Her academic prowess – allied with her athletic potential – provided Coleman with the opportunity to travel to America where she studied mechanical engineering. However, it seems  her most telling lesson while at Oklahoma came outside of the classroom.

“I take pride in my studies,” she said. “I ended up leaving [America] after two years. I loved the study, loved the school, but the rowing program wasn’t right for me, and I really wanted to take it a bit further.”

She returned to Australia in 2019 and successfully transferred to Sydney University, but in 2020 her rowing was disrupted by the COVID pandemic.

“That was my last year of competing in the under 23s, but the pandemic halted all competition,” she said. “I went home for so long, and it was a turning point. I wondered ‘have I majored out now?’ ‘Do I call it out and keep going . . . try for the seniors?’”

When life returned to normal Sydney University’s coach urged Coleman to give her career ‘two more weeks’. With a world cup medal now in her keeping, Coleman is grateful she did.
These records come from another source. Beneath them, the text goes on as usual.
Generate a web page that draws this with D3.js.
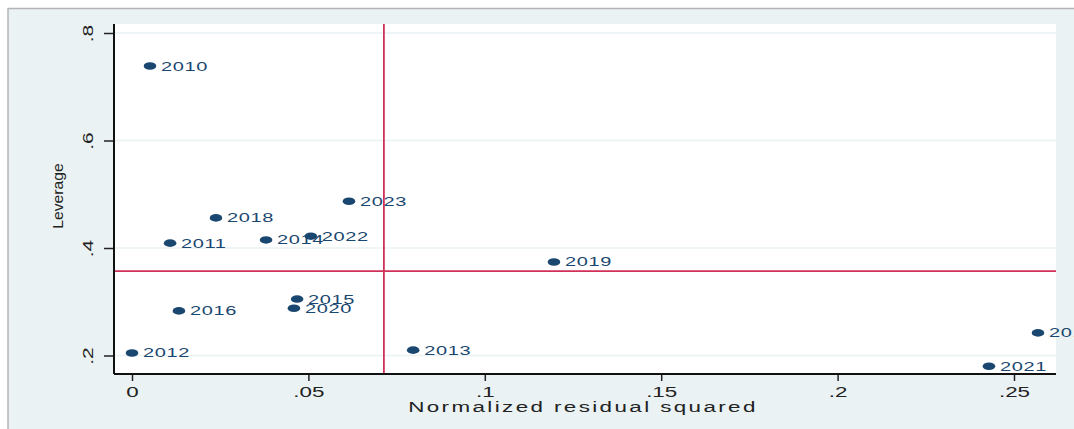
<!DOCTYPE html>
<html>
<head>
<meta charset="utf-8">
<script src="https://cdn.jsdelivr.net/npm/d3@7"></script>
<style>
  body { margin: 0; background: #fff; }
  text { font-family: "Liberation Sans", Arial, sans-serif; }
</style>
</head>
<body>
<div id="chart"></div>
<script>
var years = ["2010","2011","2012","2013","2014","2015","2016","2017","2018","2019","2020","2021","2022","2023"];
var residSq = [0.0051, 0.0108, 0.0000, 0.0797, 0.0380, 0.0468, 0.0133, 0.2568, 0.0238, 0.1196, 0.0459, 0.2429, 0.0507, 0.0615];
var leverage = [0.7386, 0.409, 0.2047, 0.210, 0.415, 0.305, 0.283, 0.242, 0.456, 0.374, 0.288, 0.180, 0.422, 0.487];

var xTicks = [0, 0.05, 0.1, 0.15, 0.2, 0.25];
var xTickLabels = ["0", ".05", ".1", ".15", ".2", ".25"];
var yTicks = [0.2, 0.4, 0.6, 0.8];
var yTickLabels = [".2", ".4", ".6", ".8"];

var meanResid = 0.0714;   // vertical reference line
var meanLev = 0.357;      // horizontal reference line

var width = 1074,
    height = 429;
var pLeft = 114, pRight = 1056, pTop = 24, pBottom = 374;
var navy = "#1a476f", red = "#d0305a", bg = "#eaf2f3";

var svg = d3.select("#chart").append("svg")
            .attr("width", width)
            .attr("height", height);

// outer graph region
svg.append("rect").attr("x", 8).attr("y", 8)
   .attr("width", width - 8).attr("height", height - 8)
   .attr("fill", bg);
svg.append("line").attr("x1", 8).attr("x2", width).attr("y1", 8.5).attr("y2", 8.5)
   .attr("stroke", "#b4b4b4").attr("stroke-width", 1.5);
svg.append("line").attr("x1", 8).attr("x2", 8).attr("y1", 8).attr("y2", height)
   .attr("stroke", "#b4b4b4").attr("stroke-width", 1.5);

// plot region
svg.append("rect").attr("x", pLeft).attr("y", pTop)
   .attr("width", pRight - pLeft).attr("height", pBottom - pTop)
   .attr("fill", "#fff");

var x = d3.scaleLinear().domain([0, 0.25]).range([132, 1014]);
var y = d3.scaleLinear().domain([0.2, 0.8]).range([355.5, 33]);

// gridlines
svg.append("g").selectAll("line").data(yTicks).enter().append("line")
   .attr("x1", pLeft).attr("x2", pRight)
   .attr("y1", function(d){ return y(d); }).attr("y2", function(d){ return y(d); })
   .attr("stroke", bg).attr("stroke-width", 1.5);

// reference lines
svg.append("line").attr("x1", x(meanResid)).attr("x2", x(meanResid))
   .attr("y1", pTop).attr("y2", pBottom)
   .attr("stroke", red).attr("stroke-width", 1.8);
svg.append("line").attr("x1", pLeft).attr("x2", pRight)
   .attr("y1", y(meanLev)).attr("y2", y(meanLev))
   .attr("stroke", red).attr("stroke-width", 1.8);

// x axis
var xAxis = svg.append("g").attr("transform", "translate(0," + pBottom + ")")
   .call(d3.axisBottom(x).tickValues(xTicks).tickSize(7).tickPadding(6)
         .tickFormat(function(d, i){ return xTickLabels[i]; }));
xAxis.select(".domain").remove();
xAxis.selectAll("line").attr("stroke", "#222").attr("stroke-width", 1.5);
xAxis.selectAll("text")
     .attr("fill", "#222")
     .style("font-size", "14px")
     .attr("transform", "scale(1.6,1)");

// y axis
var yAxis = svg.append("g").attr("transform", "translate(" + pLeft + ",0)")
   .call(d3.axisLeft(y).tickValues(yTicks).tickSize(10)
         .tickFormat(function(d, i){ return yTickLabels[i]; }));
yAxis.select(".domain").remove();
yAxis.selectAll("line").attr("stroke", "#222").attr("stroke-width", 1.5);
yAxis.selectAll("text")
     .attr("x", 0).attr("y", 0).attr("dy", 0)
     .attr("fill", "#222")
     .style("font-size", "14px")
     .style("text-anchor", "middle")
     .attr("transform", "translate(-21,0) rotate(-90) scale(1.5,1)");

// axis lines
svg.append("line").attr("x1", pLeft).attr("x2", pRight).attr("y1", pBottom).attr("y2", pBottom)
   .attr("stroke", "#111").attr("stroke-width", 2);
svg.append("line").attr("x1", pLeft).attr("x2", pLeft).attr("y1", pTop).attr("y2", pBottom)
   .attr("stroke", "#111").attr("stroke-width", 2);

// axis titles
svg.append("text")
   .attr("transform", "translate(583,412) scale(1.6,1)")
   .style("text-anchor", "middle")
   .style("font-size", "14px")
   .style("letter-spacing", "1.5px")
   .attr("fill", "#222")
   .text("Normalized residual squared");
svg.append("text")
   .attr("transform", "translate(63,196) rotate(-90) scale(1.05,1)")
   .style("text-anchor", "middle")
   .style("font-size", "15px")
   .attr("fill", "#222")
   .text("Leverage");

// points and labels
var pts = svg.append("g").selectAll("g").data(years).enter().append("g")
   .attr("transform", function(d, i){ return "translate(" + x(residSq[i]) + "," + y(leverage[i]) + ")"; });
pts.append("ellipse").attr("rx", 6.3).attr("ry", 3.8).attr("fill", navy);
pts.append("text")
   .attr("transform", "translate(11,0) scale(1.6,1)")
   .attr("dy", "0.36em")
   .style("font-size", "12.5px")
   .style("letter-spacing", "0.4px")
   .attr("fill", navy)
   .text(function(d){ return d; });
</script>
</body>
</html>
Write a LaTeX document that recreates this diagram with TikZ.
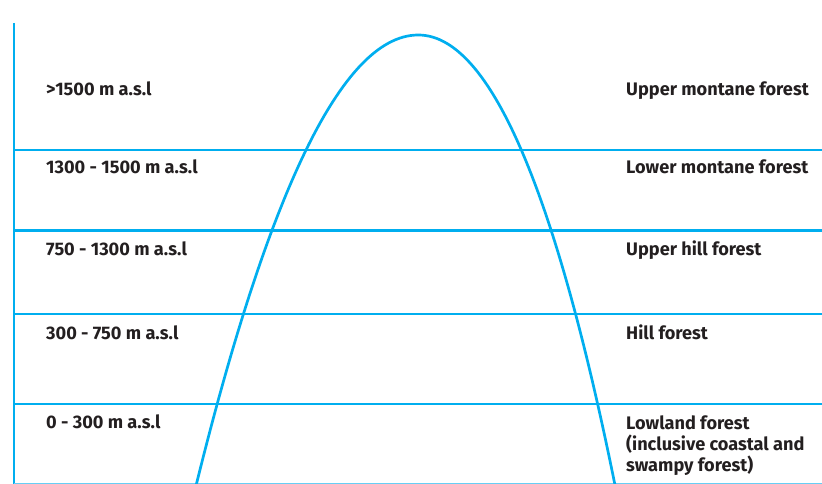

“I performed well under his guidance and was invited to the National Training Centre [NTC],” she said. “I was learning so much; a big sponge soaking up everything. I felt so green, now I’m going into my third season . . . the time has flown.

“It’s such a great culture, we all get along so well, but it’s unique to be training alongside your competition for part of the season and then you become a team. We have some of the world’s best rowers which makes it a competitive environment to train in. It’s a great place to be.”

The Pride of Coolatai also credited her NSWIS scholarship for helping her scale heights she never imagined as a small girl on a cropping farm.

“The support network NSWIS provides makes it possible to do all of this,” she enthused.

“The wellbeing team and the education teams played a big role in helping me to settle in when I returned [to Australia] for university – it was smack bang in the semester – and they were awesome.

“I love the NSWIS strength and conditioning coaches; our training sessions at NSWIS are tremendous. It’s a great little community.”